The first presidential debate takes place Wednesday night and groups are working hard to make sure the candidates discuss the most important issues.
The candidates know the questions in advance, but they remain a secret to the rest of us. The first debate focuses on domestic issues and 50-60 million people are expected to watch.
A petition has been going around asking moderator Jim Lehrer (from PBS News) to pose a question on how the candidates plan to deal with the Supreme Court's Citizens United decision - are they in favor of a constitutional amendment banning corporate spending as "free speech"?
And nine environmental groups delivered more than 160,000 petitions to Lehrer urging him to include at least one question on climate change to bring national attention to the issue, on which candidates have been largely quiet.
"To increase citizens' understanding and concern, these issues need to make it onto the political agenda.
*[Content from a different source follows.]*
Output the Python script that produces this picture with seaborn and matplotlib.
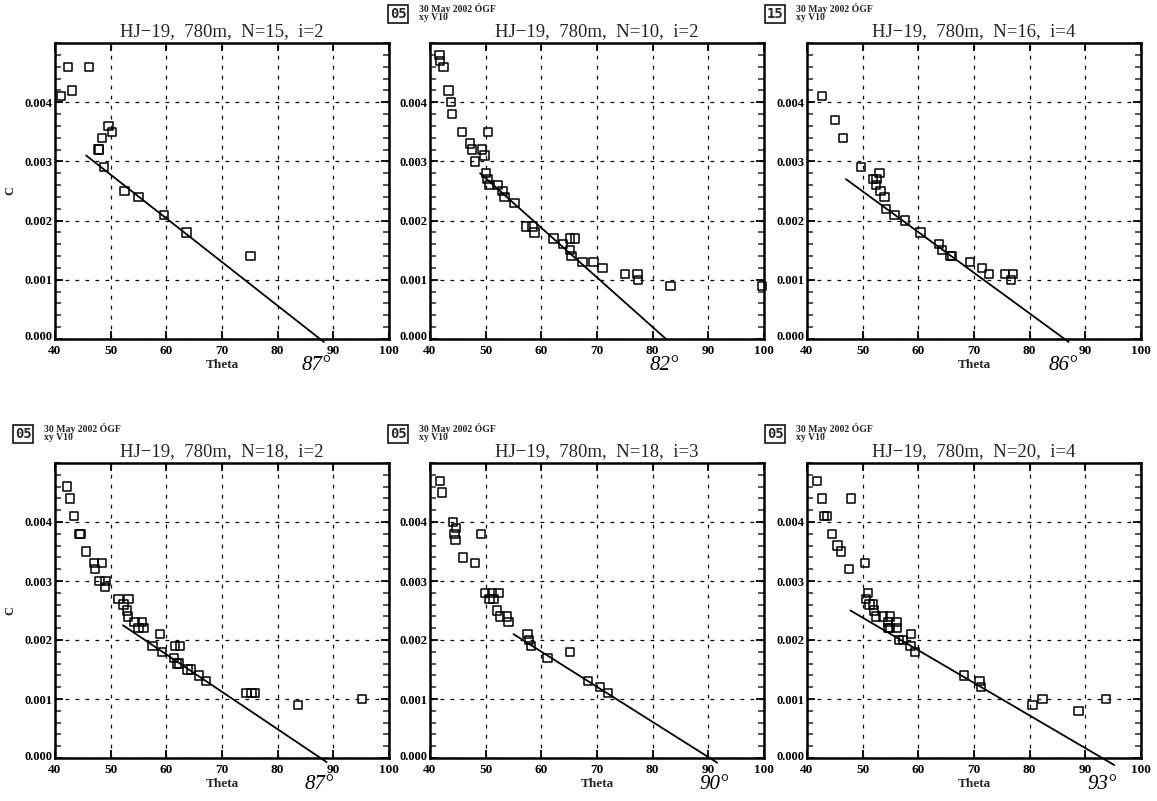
import numpy as np
import pandas as pd
import matplotlib
matplotlib.use("Agg")
import matplotlib.pyplot as plt
import matplotlib.transforms as mtransforms
import seaborn as sns

# ---------------- data ----------------
titles = ["HJ\u221219,  780m,  N=15,  i=2", "HJ\u221219,  780m,  N=10,  i=2",
          "HJ\u221219,  780m,  N=16,  i=4", "HJ\u221219,  780m,  N=18,  i=2",
          "HJ\u221219,  780m,  N=18,  i=3", "HJ\u221219,  780m,  N=20,  i=4"]
header_ids = [None, "05", "15", "05", "05", "05"]
header_line1 = "30 May 2002 \u00d3GF"
header_line2 = "xy V10"
angle_labels = ["87\u00b0", "82\u00b0", "86\u00b0", "87\u00b0", "90\u00b0", "93\u00b0"]
angle_x = [87, 82, 86, 87.5, 91, 93]
show_xlabel = [True, False, True, True, True, True]
show_ylabel = [True, False, False, True, False, False]

theta_1 = [41.1, 42.3, 43.1, 46.1, 49.6, 50.2, 48.4, 47.8, 47.9, 48.8, 52.5, 55.0, 59.6, 63.6, 75.1]
c_1 = [0.0041, 0.0046, 0.0042, 0.0046, 0.0036, 0.0035, 0.0034, 0.0032, 0.0032, 0.0029, 0.0025, 0.0024, 0.0021, 0.0018, 0.0014]
fit_theta_1 = [45.6, 88.3]
fit_c_1 = [0.0031, -0.00005]

theta_2 = [41.7, 41.8, 42.4, 43.3, 43.8, 43.9, 45.8, 50.4, 47.2, 47.6, 49.3, 49.8, 48.1, 50.1,
           50.3, 50.7, 52.1, 53.0, 53.4, 55.2, 57.3, 58.4, 58.8, 62.2, 63.9, 65.1, 66.1, 65.1,
           65.4, 67.4, 69.4, 71.0, 75.0, 77.3, 77.4, 83.2, 99.6]
c_2 = [0.0048, 0.0047, 0.0046, 0.0042, 0.0040, 0.0038, 0.0035, 0.0035, 0.0033, 0.0032, 0.0032,
       0.0031, 0.0030, 0.0028, 0.0027, 0.0026, 0.0026, 0.0025, 0.0024, 0.0023, 0.0019, 0.0019,
       0.0018, 0.0017, 0.0016, 0.0017, 0.0017, 0.0015, 0.0014, 0.0013, 0.0013, 0.0012, 0.0011,
       0.0011, 0.0010, 0.0009, 0.0009]
fit_theta_2 = [49.0, 82.4]
fit_c_2 = [0.0028, 0.0]

theta_3 = [42.7, 45.0, 46.5, 49.7, 51.9, 52.4, 52.5, 53.0, 53.2, 53.9, 54.2, 55.7, 57.6, 60.4,
           63.7, 64.2, 65.8, 66.1, 69.3, 71.4, 72.7, 75.6, 77.0, 76.7]
c_3 = [0.0041, 0.0037, 0.0034, 0.0029, 0.0027, 0.0026, 0.0027, 0.0028, 0.0025, 0.0024, 0.0022,
       0.0021, 0.0020, 0.0018, 0.0016, 0.0015, 0.0014, 0.0014, 0.0013, 0.0012, 0.0011, 0.0011,
       0.0011, 0.0010]
fit_theta_3 = [47.0, 87.0]
fit_c_3 = [0.0027, -0.00005]

theta_4 = [42.1, 42.7, 43.4, 44.4, 44.6, 45.6, 47.0, 48.4, 47.2, 48.0, 49.1, 49.0, 51.4, 53.2,
           52.3, 52.9, 53.1, 54.3, 55.6, 55.0, 55.9, 58.9, 57.5, 59.2, 61.6, 62.5, 61.4, 61.9,
           62.3, 63.8, 64.4, 65.9, 67.1, 74.4, 75.3, 75.9, 83.7, 95.1]
c_4 = [0.0046, 0.0044, 0.0041, 0.0038, 0.0038, 0.0035, 0.0033, 0.0033, 0.0032, 0.0030, 0.0030,
       0.0029, 0.0027, 0.0027, 0.0026, 0.0025, 0.0024, 0.0023, 0.0023, 0.0022, 0.0022, 0.0021,
       0.0019, 0.0018, 0.0019, 0.0019, 0.0017, 0.0016, 0.0016, 0.0015, 0.0015, 0.0014, 0.0013,
       0.0011, 0.0011, 0.0011, 0.0009, 0.0010]
fit_theta_4 = [52.2, 88.8]
fit_c_4 = [0.00225, -0.00007]

theta_5 = [41.8, 42.2, 44.1, 44.7, 44.4, 44.6, 45.9, 48.1, 49.2, 49.9, 51.1, 52.3, 50.7, 51.4,
           52.0, 52.6, 53.8, 54.1, 57.5, 57.8, 58.1, 61.1, 65.1, 68.4, 70.5, 72.0]
c_5 = [0.0047, 0.0045, 0.0040, 0.0039, 0.0038, 0.0037, 0.0034, 0.0033, 0.0038, 0.0028, 0.0028,
       0.0028, 0.0027, 0.0027, 0.0025, 0.0024, 0.0024, 0.0023, 0.0021, 0.0020, 0.0019, 0.0017,
       0.0018, 0.0013, 0.0012, 0.0011]
fit_theta_5 = [55.0, 91.6]
fit_c_5 = [0.0021, -0.00008]

theta_6 = [41.8, 42.7, 47.9, 43.1, 43.6, 44.5, 45.5, 46.1, 47.5, 50.4, 50.6, 51.0, 51.2, 51.8,
           52.0, 52.4, 53.6, 54.9, 54.6, 56.1, 54.5, 54.9, 56.2, 56.5, 57.2, 58.7, 58.6, 59.4,
           68.2, 71.0, 71.3, 80.5, 82.3, 88.8, 93.7]
c_6 = [0.0047, 0.0044, 0.0044, 0.0041, 0.0041, 0.0038, 0.0036, 0.0035, 0.0032, 0.0033, 0.0027,
       0.0028, 0.0026, 0.0026, 0.0025, 0.0024, 0.0024, 0.0024, 0.0023, 0.0023, 0.0022, 0.0022,
       0.0022, 0.0020, 0.0020, 0.0021, 0.0019, 0.0018, 0.0014, 0.0013, 0.0012, 0.0009, 0.0010,
       0.0008, 0.0010]
fit_theta_6 = [47.8, 95.2]
fit_c_6 = [0.0025, -0.00012]

panels = [(theta_1, c_1, fit_theta_1, fit_c_1), (theta_2, c_2, fit_theta_2, fit_c_2),
          (theta_3, c_3, fit_theta_3, fit_c_3), (theta_4, c_4, fit_theta_4, fit_c_4),
          (theta_5, c_5, fit_theta_5, fit_c_5), (theta_6, c_6, fit_theta_6, fit_c_6)]

x_ticks = [40, 50, 60, 70, 80, 90, 100]
y_ticks = [0.000, 0.001, 0.002, 0.003, 0.004]

# ---------------- layout ----------------
sns.set_theme(style="white")
plt.rcParams['font.family'] = ['Liberation Serif', 'DejaVu Serif']

W, H = 1157, 801
fig = plt.figure(figsize=(W / 100, H / 100), dpi=100)
fig.patch.set_facecolor("white")

lefts_px = [55, 430, 807]
width_px = 334
rows = [(43, 339), (463, 758)]

for k, (th, cc, fth, fc) in enumerate(panels):
    r, col = divmod(k, 3)
    top_px, bot_px = rows[r]
    ax = fig.add_axes([lefts_px[col] / W, 1 - bot_px / H, width_px / W, (bot_px - top_px) / H])
    ax.set_facecolor("white")

    df = pd.DataFrame({"Theta": th, "C": cc})
    sns.scatterplot(data=df, x="Theta", y="C", ax=ax, marker="s", s=36,
                    facecolor="none", edgecolor="black", linewidth=1.1, zorder=3, clip_on=False)
    fdf = pd.DataFrame({"Theta": fth, "C": fc})
    sns.lineplot(data=fdf, x="Theta", y="C", ax=ax, color="black", linewidth=1.3,
                 zorder=4, clip_on=False)

    ax.set_xlim(40, 100)
    ax.set_ylim(0, 0.005)
    ax.set_xticks(x_ticks)
    ax.set_yticks(y_ticks)
    ax.set_yticks(np.arange(0, 0.0050001, 0.0002), minor=True)
    ax.set_xticklabels([str(v) for v in x_ticks], fontsize=9.5, fontweight="bold")
    ax.set_yticklabels([f"{v:.3f}" for v in y_ticks], fontsize=9, fontweight="bold")
    ax.tick_params(axis="x", which="major", pad=4)
    ax.tick_params(axis="both", which="major", direction="in", length=6, width=1.3,
                   top=True, right=True, bottom=True, left=True, colors="black")
    ax.tick_params(axis="y", which="major", pad=2)
    ax.tick_params(axis="y", which="minor", direction="in", length=4, width=1.1,
                   left=True, right=True)
    # lift the "0.000" label slightly, as in the original
    lbl0 = ax.get_yticklabels()[0]
    lbl0.set_transform(lbl0.get_transform() +
                       mtransforms.ScaledTranslation(0, 3 / 100, fig.dpi_scale_trans))
    ax.grid(True, which="major", color="black", linestyle=(0, (3, 5)), linewidth=0.9)
    for s in ax.spines.values():
        s.set_visible(True)
        s.set_color("black")
        s.set_linewidth(1.8)

    ax.set_xlabel("Theta" if show_xlabel[k] else "", fontsize=9.5, fontweight="bold", labelpad=2)
    ax.set_ylabel("C" if show_ylabel[k] else "", fontsize=9, fontweight="bold", labelpad=6)
    ax.set_title(titles[k], fontsize=13.5, pad=5)

    # handwritten angle annotation below axis
    trans = mtransforms.blended_transform_factory(ax.transData, ax.transAxes)
    ax.text(angle_x[k], -0.09, angle_labels[k], transform=trans, fontsize=15,
            fontstyle="italic", ha="center", va="center", color="black")

    # header stamp
    if header_ids[k] is not None:
        hx = (lefts_px[col] - 40) / W
        hy = 1 - (top_px - 29) / H
        fig.text(hx, hy, header_ids[k], fontsize=10, fontweight="bold", ha="left", va="center",
                 family="DejaVu Sans Mono",
                 bbox=dict(boxstyle="square,pad=0.12", fc="white", ec="black", lw=1.1))
        fig.text(hx + 29 / W, hy + 5 / H, header_line1, fontsize=7, fontweight="bold",
                 ha="left", va="center")
        fig.text(hx + 29 / W, hy - 4 / H, header_line2, fontsize=7, fontweight="bold",
                 ha="left", va="center")

fig.savefig("out.png", dpi=100, facecolor="white")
One way to do that is to include it in the presidential debates, where the audience for politics is much higher," Marjorie Hershey, a professor of political science at Indiana University, who specializes in campaigns and elections, told Bloomberg.
In fact, merely mentioning an issue during a debate can help elevate it in voters' minds. Their "issue agendas" tend to change before and after debates, Mitchell McKinney, a University of Missouri communications professor, told Bloomberg.
The latest polls show that undecided voters want the federal government to take action on climate change and that it will influence who they vote for.
There's been so much misinformation about the role of fossil fuels vs renewable energy, and on environmental regulations - let's hope the moderator gives the country the opportunity to hear what the candidates really think.
California Moves Forward on Climate Change
Last week, Governor Brown signed 19 bills that promote the use and growth of renewable energy, and now, he's signed two more - this time directly regarding climate change.
The bills address where the revenue will go that's collected through California's cap-and-trade program, that begins January 1. The first auction of carbon allowances takes place before that, on November 14.
In the first year, the program is expected to generate over a billion in revenue for the state - what shall that money be used for? It's already been decided the proceeds will be used to further reduce California's greenhouse gas emissions, but there are lots of ways to do that from high speed rail to energy efficiency, from preserving forests to oceans.
Thus, one bill directs the Department of Finance and the California Air Resources Board (ARB) to set up a bank account and develop an investment plan for the funds. The plan must be approved by the legislature as part of the budget - and it will be reviewed every year.
The other bill requires that 25% of revenue from emission permit auctions go to low-income neighborhoods, which tend to have the lowest air quality. It gives California's Environmental Protection Agency the task of deciding which communities should be targeted.
Revenues can't go into the state's general fund, because then cap-and-trade would be considered a tax and would have to be approved by a two-thirds supermajority of both houses of the Legislature.